As an example, FIG. 1 is a block diagram depicting a normal shared IO architecture having a standard PCIe switch 102 controlled by management host 104 running switch management software. Switch 102 services one or more hosts, shown as connected host 106 and connected host 108 (also referred to as “local hosts”), for example servers, PCs, and other computing devices. Also connected to switch are one or more devices 110-116 that typically provide some type of function or service for the connected hosts. Within switch 102 are virtual devices 118-124. Virtual devices 118 and 120 are connected to connected host 106 and virtual devices 122 and 124 are connected to connected host 108. Some of these virtual devices have data paths to physical devices 110-114. The functionality and roles of virtual devices 118-124 are described in co-pending application U.S. patent application Ser. No. 12/979,904, entitled “MULTI-ROOT SHARING OF SINGLE-ROOT INPUT/OUTPUT VIRTUALIZATION,” where a solution was described that used resource redirection methods when multiple hosts are connected using the non-transparent ports of a PCIe switch that supports shared I/O mechanisms.
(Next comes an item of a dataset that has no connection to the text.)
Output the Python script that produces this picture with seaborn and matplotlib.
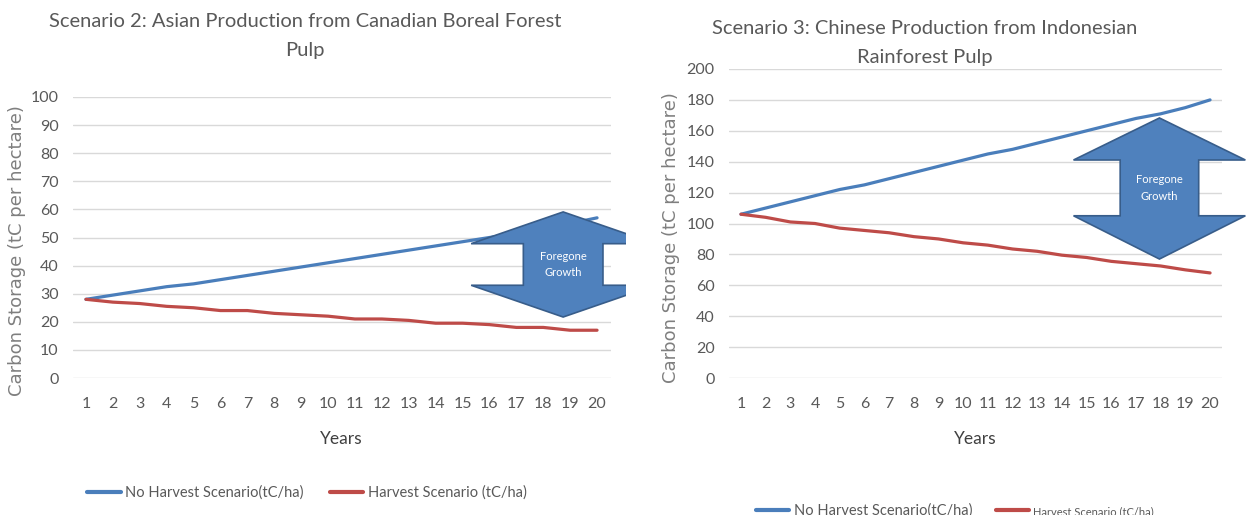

It would be desirable to further enhance the functionality of the PCIe switch through use of DMA engines, address mapping and memory space redirection to consolidate functionality of physical devices connected to the switch. In addition, it would be desirable to enable synthetic NVMe end points for connected hosts for a set of SSD drives (or other storage device) with or without additional features such as RAID or to share a set of SSD/storage drives with several connected hosts. Finally, it would be beneficial to users of the switch if it enabled sharing scarce or expensive resources among multiple connected hosts by way of software and hardware assists even if the resources do not allow sharing natively.